● **EXERCISE GOAL**:
Retype, exactly as they stand, the lines from the start of the data to the line that contains "Pie, Cell, Legend", both ends included. Leave the pictures out.

+++ SOURCE EXCERPT +++

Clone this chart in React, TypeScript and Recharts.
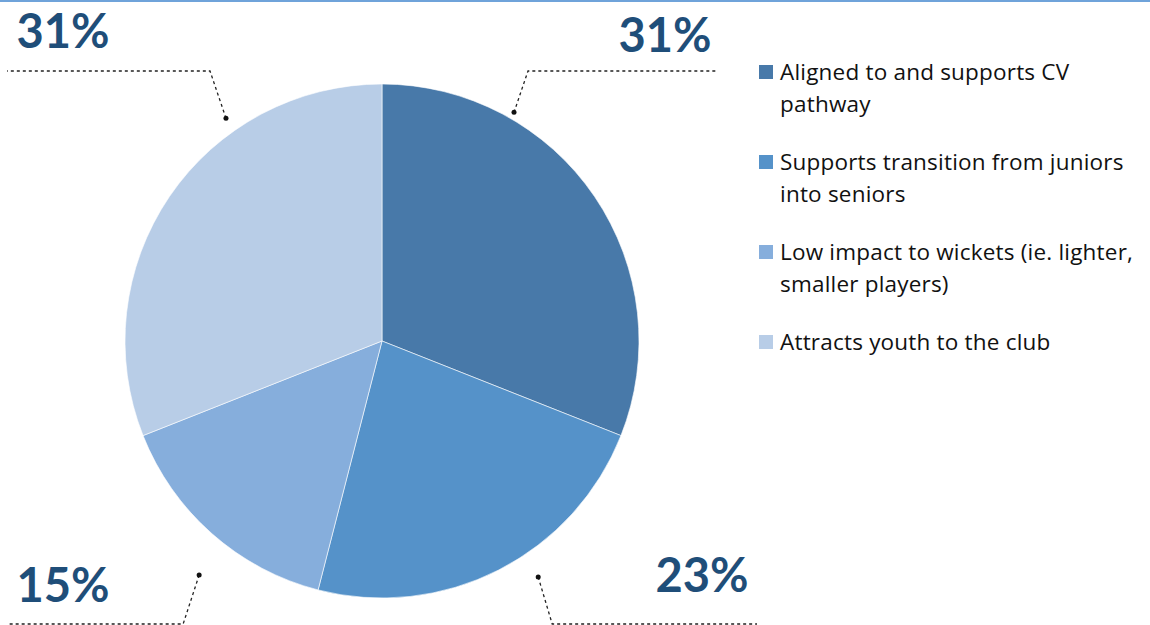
import React from "react";
import { PieChart, Pie, Cell, Legend } from "recharts";

// reasons given, share of respondents (%)
const reasons = [
  "Aligned to and supports CV pathway",
  "Supports transition from juniors into seniors",
  "Low impact to wickets (ie. lighter, smaller players)",
  "Attracts youth to the club",
];
const legendLines = [
  ["Aligned to and supports CV", "pathway"],
  ["Supports transition from juniors", "into seniors"],
  ["Low impact to wickets (ie. lighter,", "smaller players)"],
  ["Attracts youth to the club"],
];
const shares = [31, 23, 15, 31];
const colors = ["#4879A9", "#5592C9", "#86AEDC", "#B8CDE7"];

const data = reasons.map((name, i) => ({ name, value: shares[i] }));

const RAD = Math.PI / 180;

// Excel-style callouts pushed out to the corners with a dotted elbow leader
const renderLabel = (props: any) => {
  const { cx, cy, midAngle, outerRadius, value } = props;
  const right = Math.cos(midAngle * RAD) > 0;
  const top = Math.sin(midAngle * RAD) > 0;
  const dotAngle = right ? (top ? 60 : -56.5) : top ? 125 : -128;
  const gap = right ? (top ? 7 : 26) : top ? 15 : 40;
  const r = outerRadius + gap;
  const dx = cx + r * Math.cos(dotAngle * RAD);
  const dy = cy - r * Math.sin(dotAngle * RAD);
  const ex = dx + (right ? 14 : -16);
  const ey = top ? cy - 270 : cy + 283;
  const endX = right ? (top ? cx + 336 : cx + 375) : cx - 375;
  const tx = right ? (top ? cx + 283 : cx + 320) : cx - 319;
  const ty = top ? (right ? cy - 289 : cy - 293) : right ? cy + 251 : cy + 261;
  return (
    <g>
      <polyline
        points={`${dx},${dy} ${ex},${ey} ${endX},${ey}`}
        fill="none"
        stroke="#222"
        strokeWidth={1.3}
        strokeDasharray="3 3"
      />
      <circle cx={dx} cy={dy} r={2.5} fill="#111" />
      <text
        x={tx}
        y={ty}
        textAnchor="middle"
        fill="#1F4E79"
        fontFamily="Lato, sans-serif"
        fontWeight={700}
        fontSize={47}
      >
        {`${value}%`}
      </text>
    </g>
  );
};

const renderLegend = () => (
  <div
    style={{
      fontFamily: "'Open Sans', sans-serif",
      fontSize: 22.5,
      letterSpacing: 0.2,
      color: "#111",
    }}
  >
    {legendLines.map((lines, i) => (
      <div key={i} style={{ display: "flex", alignItems: "flex-start", marginBottom: 26 }}>
        <div
          style={{
            width: 14,
            height: 14,
            background: colors[i],
            marginTop: 9,
            marginRight: 7,
            flexShrink: 0,
          }}
        />
        <div style={{ lineHeight: "32px", whiteSpace: "nowrap" }}>
          {lines.map((l, j) => (
            <div key={j}>{l}</div>
          ))}
        </div>
      </div>
    ))}
  </div>
);

export default function App() {
  return (
    <div style={{ position: "fixed", left: 0, top: 0, width: 1150, height: 625, background: "#fff" }}>
      <div style={{ position: "absolute", left: 0, top: 0, width: 1150, height: 2, background: "#6FA3DA" }} />
      <PieChart width={1150} height={625} margin={{ top: 0, right: 0, bottom: 0, left: 0 }}>
        <Pie
          data={data}
          dataKey="value"
          nameKey="name"
          cx={382}
          cy={341}
          outerRadius={257}
          startAngle={90}
          endAngle={-270}
          stroke="#ffffff"
          strokeWidth={0.6}
          label={renderLabel}
          labelLine={false}
          isAnimationActive={false}
        >
          {data.map((d, i) => (
            <Cell key={d.name} fill={colors[i]} />
          ))}
        </Pie>
        <Legend
          content={renderLegend}
          layout="vertical"
          wrapperStyle={{ position: "absolute", left: 759, top: 56, width: 390 }}
        />
      </PieChart>
    </div>
  );
}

+++

● **FULL OUTPUT**:
Clone this chart in React, TypeScript and Recharts.
import React from "react";
import { PieChart, Pie, Cell, Legend } from "recharts";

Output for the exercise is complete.